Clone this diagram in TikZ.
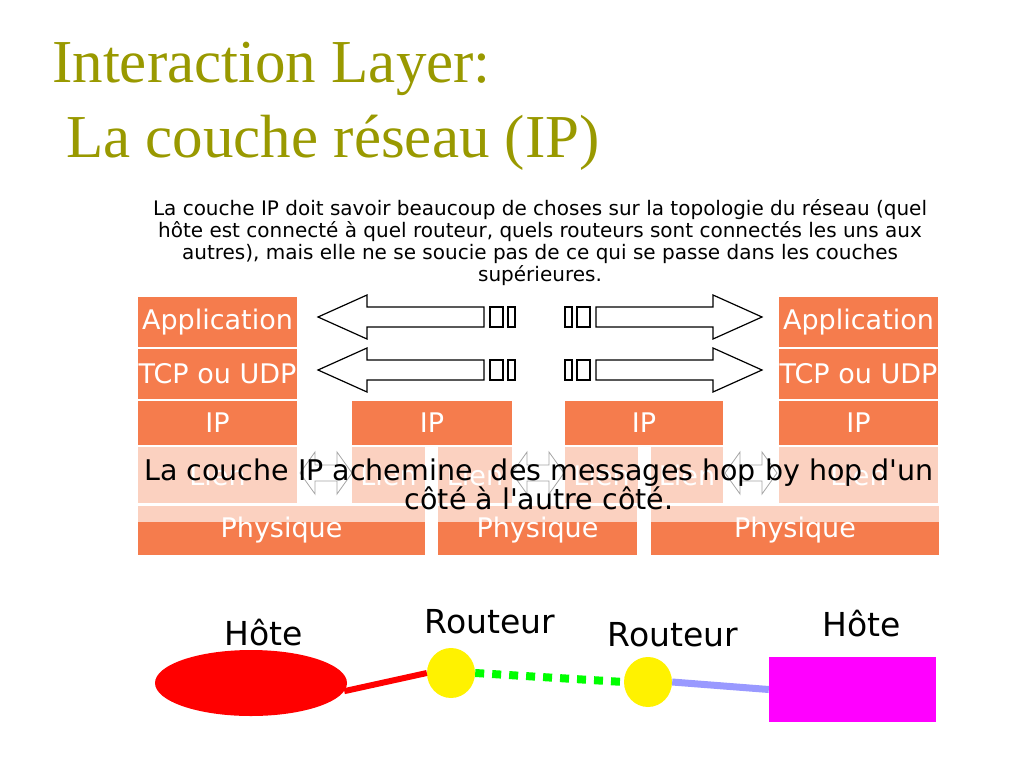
\documentclass[tikz,border=0pt]{standalone}
\usepackage{fontspec}
\newfontfamily\sansfnt{DejaVu Sans}
\newfontfamily\titlefnt{Liberation Serif}
\usetikzlibrary{shapes.geometric,positioning}

\definecolor{titleolive}{RGB}{153,153,0}
\definecolor{layerorange}{RGB}{245,124,77}
\definecolor{linkgreen}{RGB}{0,255,0}
\definecolor{linklavender}{RGB}{153,153,255}
\definecolor{hostmagenta}{RGB}{255,0,255}

\begin{document}
\begin{tikzpicture}[x=1pt,y=-1pt,
			layer/.style={rectangle,fill=layerorange,inner sep=0pt,text=white,font=\sansfnt\fontsize{27}{30}\selectfont},
			big arrow/.style={draw=black,fill=white,line width=1.2pt,line join=miter},
			small arrow/.style={draw=black,fill=white,line width=0.8pt},
			veil/.style={rectangle,fill=white,fill opacity=0.65,text opacity=1,inner sep=0pt,align=center,font=\sansfnt\fontsize{28.5}{29}\selectfont},
			site label/.style={anchor=base,font=\sansfnt\fontsize{33}{36}\selectfont},
			router node/.style={ellipse,fill=yellow,minimum width=48pt,minimum height=50pt,inner sep=0pt}
			]
			\useasboundingbox (0,0) rectangle (1024,768);

			% title
			\node[anchor=base west,inner sep=0pt,text=titleolive,font=\titlefnt\fontsize{61}{70}\selectfont] (title1) at (52,82) {Interaction Layer:};
			\node[anchor=base west,inner sep=0pt,text=titleolive,font=\titlefnt\fontsize{61}{70}\selectfont] (title2) at (66,157) {La couche réseau (IP)};

			\node[align=center,inner sep=0pt,font=\sansfnt\fontsize{20}{22}\selectfont] (intro) at (540,243)
				{La couche IP doit savoir beaucoup de choses sur la topologie du réseau (quel\\
				 hôte est connecté à quel routeur, quels routeurs sont connectés les uns aux\\
				 autres), mais elle ne se soucie pas de ce qui se passe dans les couches\\
				 supérieures.};

			% host stacks
			\node[layer,minimum width=159pt,minimum height=50pt] (app-a) at (217.5,322) {Application};
			\node[layer,minimum width=159pt,minimum height=50pt] (tcp-a) at (217.5,374) {TCP ou UDP};
			\node[layer,minimum width=159pt,minimum height=44pt] (ip-a) at (217.5,423) {IP};
			\node[layer,minimum width=159pt,minimum height=56pt] (lien-a) at (217.5,475) {Lien};
			\node[layer,minimum width=159pt,minimum height=50pt] (app-b) at (858.5,322) {Application};
			\node[layer,minimum width=159pt,minimum height=50pt] (tcp-b) at (858.5,374) {TCP ou UDP};
			\node[layer,minimum width=159pt,minimum height=44pt] (ip-b) at (858.5,423) {IP};
			\node[layer,minimum width=159pt,minimum height=56pt] (lien-b) at (858.5,475) {Lien};

			% router stacks
			\node[layer,minimum width=160pt,minimum height=44pt] (ip-r1) at (432,423) {IP};
			\node[layer,minimum width=73pt,minimum height=56pt] (lien-r1a) at (388.5,475) {Lien};
			\node[layer,minimum width=74pt,minimum height=56pt] (lien-r1b) at (475,475) {Lien};
			\node[layer,minimum width=158pt,minimum height=44pt] (ip-r2) at (644,423) {IP};
			\node[layer,minimum width=73pt,minimum height=56pt] (lien-r2a) at (601.5,475) {Lien};
			\node[layer,minimum width=72pt,minimum height=56pt] (lien-r2b) at (687,475) {Lien};

			\node[layer,minimum width=287pt,minimum height=49pt] (phys-a) at (281.5,530.5) {Physique};
			\node[layer,minimum width=199pt,minimum height=49pt] (phys-m) at (537.5,530.5) {Physique};
			\node[layer,minimum width=288pt,minimum height=49pt] (phys-b) at (795,530.5) {Physique};

			% striped arrows
			\foreach \c in {317,370} {
				\draw[big arrow] (318,\c) -- (367,\c-22) -- (367,\c-10) -- (484,\c-10) -- (484,\c+10) -- (367,\c+10) -- (367,\c+22) -- cycle;
				\draw[big arrow] (490,\c-10) rectangle (503,\c+10);
				\draw[big arrow] (508,\c-10) rectangle (515,\c+10);
				\draw[big arrow] (565,\c-10) rectangle (572,\c+10);
				\draw[big arrow] (577,\c-10) rectangle (590,\c+10);
				\draw[big arrow] (762,\c) -- (713,\c-22) -- (713,\c-10) -- (596,\c-10) -- (596,\c+10) -- (713,\c+10) -- (713,\c+22) -- cycle;
			}

			\foreach \x in {326,538,751}
				\draw[small arrow] (\x-26,473) -- (\x-11,452) -- (\x-11,465) -- (\x+11,465) -- (\x+11,452) -- (\x+26,473)
					-- (\x+11,494) -- (\x+11,481) -- (\x-11,481) -- (\x-11,494) -- cycle;

			\node[veil,minimum width=802pt,minimum height=75pt] (hop) at (539,484.5)
				{La couche IP achemine\ \ des messages hop by hop d'un\\ côté à l'autre côté.};

			% network
			\node[ellipse,fill=red,minimum width=192pt,minimum height=66pt] (hote-a) at (251,683) {};
			\node[router node] (routeur-a) at (451,673) {};
			\node[router node] (routeur-b) at (648,682) {};
			\node[rectangle,fill=hostmagenta,minimum width=167pt,minimum height=65pt] (hote-b) at (852.5,689.5) {};

			\draw[red,line width=6pt] (hote-a.-5) -- (routeur-a.west);
			\draw[linkgreen,line width=8pt,dash pattern=on 9pt off 8pt] (routeur-a.east) -- (routeur-b.west);
			\draw[linklavender,line width=7pt] (routeur-b.east) -- (hote-b.west);

			\node[site label] (lbl-hote-a) at (264,645) {Hôte};
			\node[site label] (lbl-routeur-a) at (490,633) {Routeur};
			\node[site label] (lbl-routeur-b) at (673,646) {Routeur};
			\node[site label] (lbl-hote-b) at (862,636) {Hôte};
		\end{tikzpicture}
\end{document}
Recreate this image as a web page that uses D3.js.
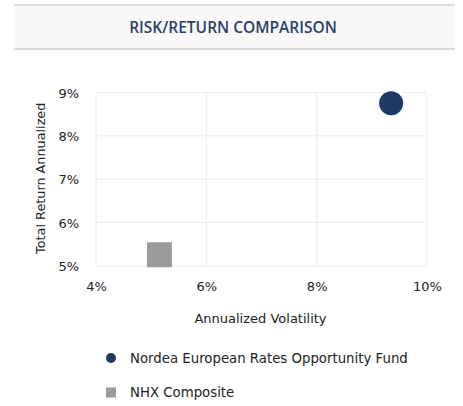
<!DOCTYPE html>
<html>
<head>
<meta charset="utf-8">
<script src="https://cdnjs.cloudflare.com/ajax/libs/d3/7.8.5/d3.min.js"></script>
<style>
  body { margin: 0; background: #fff; }
  svg { display: block; }
</style>
</head>
<body>
<div class="chart"></div>
<script>
var width = 463,
    height = 406;

// data
var seriesNames = ["Nordea European Rates Opportunity Fund", "NHX Composite"];
var volatility = [9.35, 5.15];
var returns = [8.75, 5.26];
var shapes = ["circle", "square"];
var colors = ["#1f3864", "#9b9b9b"];

var xTicks = [4, 6, 8, 10],
    yTicks = [5, 6, 7, 8, 9];

var plot = {left: 96, right: 427, top: 92.5, bottom: 266};
var font = "DejaVu Sans, Verdana, sans-serif";

var svg = d3.select(".chart").append("svg")
    .attr("width", width)
    .attr("height", height);

// header band
svg.append("rect")
    .attr("x", 14).attr("y", 5)
    .attr("width", 441).attr("height", 44)
    .style("fill", "#f9f9f9");
svg.append("rect")
    .attr("x", 14).attr("y", 4)
    .attr("width", 441).attr("height", 2)
    .style("fill", "#dcdcdc");
svg.append("rect")
    .attr("x", 14).attr("y", 48)
    .attr("width", 441).attr("height", 2)
    .style("fill", "#dcdcdc");
svg.append("text")
    .attr("x", 233).attr("y", 33)
    .attr("text-anchor", "middle")
    .style("font-family", "Open Sans, sans-serif")
    .style("font-weight", 600)
    .style("font-size", "15.5px")
    .style("fill", "#2b4066")
    .text("RISK/RETURN COMPARISON");

var x = d3.scaleLinear().domain([4, 10]).range([plot.left, plot.right]);
var y = d3.scaleLinear().domain([5, 9]).range([plot.bottom, plot.top]);

// gridlines
svg.append("g")
    .selectAll("line").data(xTicks).enter().append("line")
    .attr("x1", function(d) { return x(d); })
    .attr("x2", function(d) { return x(d); })
    .attr("y1", plot.top).attr("y2", plot.bottom)
    .style("stroke", "#ececec").style("stroke-width", 1);
svg.append("g")
    .selectAll("line").data(yTicks).enter().append("line")
    .attr("x1", plot.left).attr("x2", plot.right)
    .attr("y1", function(d) { return y(d); })
    .attr("y2", function(d) { return y(d); })
    .style("stroke", "#ececec").style("stroke-width", 1);

var fmt = function(d) { return d + "%"; };

var xAxis = svg.append("g")
    .attr("transform", "translate(0," + (plot.bottom + 13) + ")")
    .call(d3.axisBottom(x).tickValues(xTicks).tickFormat(fmt).tickSize(0));
var yAxis = svg.append("g")
    .attr("transform", "translate(" + (plot.left - 14) + ",0)")
    .call(d3.axisLeft(y).tickValues(yTicks).tickFormat(fmt).tickSize(0));

[xAxis, yAxis].forEach(function(a) {
    a.select(".domain").remove();
    a.selectAll("text")
        .style("font-family", font)
        .style("font-size", "13px")
        .style("fill", "#222");
});
yAxis.selectAll("text").attr("dy", "0.35em").attr("x", -3);

// axis titles
svg.append("text")
    .attr("x", (plot.left + plot.right) / 2 - 1).attr("y", 323)
    .attr("text-anchor", "middle")
    .style("font-family", font)
    .style("font-size", "13px")
    .style("fill", "#222")
    .text("Annualized Volatility");
svg.append("text")
    .attr("transform", "translate(45," + ((plot.top + plot.bottom) / 2 - 1) + ") rotate(-90)")
    .attr("text-anchor", "middle")
    .style("font-family", font)
    .style("font-size", "12.8px")
    .style("fill", "#222")
    .text("Total Return Annualized");

// points
var points = seriesNames.map(function(n, i) {
    return {name: n, vx: volatility[i], vy: returns[i], shape: shapes[i], color: colors[i]};
});

svg.append("g").selectAll("path").data(points).enter().append("path")
    .attr("transform", function(d) { return "translate(" + x(d.vx) + "," + y(d.vy) + ")"; })
    .attr("d", function(d) {
        return d.shape == "circle"
            ? d3.symbol(d3.symbolCircle, Math.PI * 12 * 12)()
            : d3.symbol(d3.symbolSquare, 25 * 25)();
    })
    .style("fill", function(d) { return d.color; });

// legend
var legend = svg.append("g").selectAll("g").data(points).enter().append("g")
    .attr("transform", function(d, i) { return "translate(111," + (358 + i * 34.5) + ")"; });
legend.append("path")
    .attr("d", function(d) {
        return d.shape == "circle"
            ? d3.symbol(d3.symbolCircle, Math.PI * 5 * 5)()
            : d3.symbol(d3.symbolSquare, 10 * 10)();
    })
    .style("fill", function(d) { return d.color; });
legend.append("text")
    .attr("x", 19).attr("dy", "0.35em")
    .style("font-family", font)
    .style("font-size", "13.3px")
    .style("fill", "#222")
    .text(function(d) { return d.name; });
</script>
</body>
</html>
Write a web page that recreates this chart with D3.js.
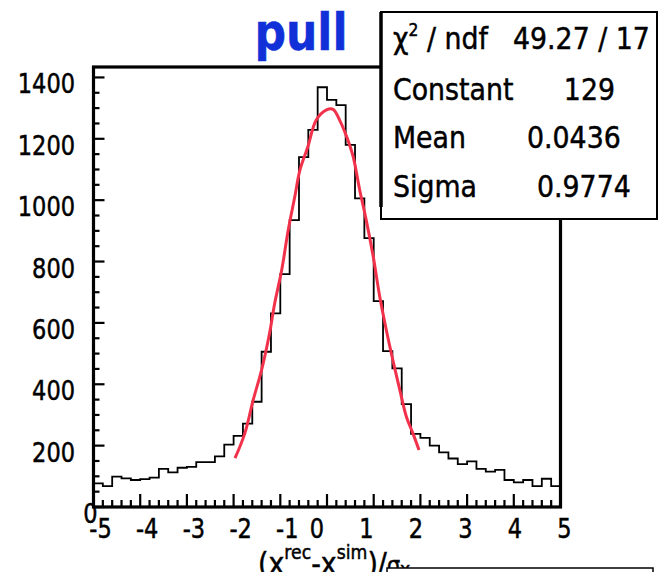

■ WHAT THE EXERCISE ASKS ■
Transcribe only the lines above that start at the line containing "Recreate this image" and end at the line containing "height = 406;". Omit pictures.

■ WRITTEN RESPONSE ■
Recreate this image as a web page that uses D3.js.
<!DOCTYPE html>
<html>
<head>
<meta charset="utf-8">
<script src="https://cdnjs.cloudflare.com/ajax/libs/d3/7.8.5/d3.min.js"></script>
<style>
  body { margin: 0; background: #fff; }
  svg { display: block; }
</style>
</head>
<body>
<div class="chart"></div>
<script>
var width = 463,
    height = 406;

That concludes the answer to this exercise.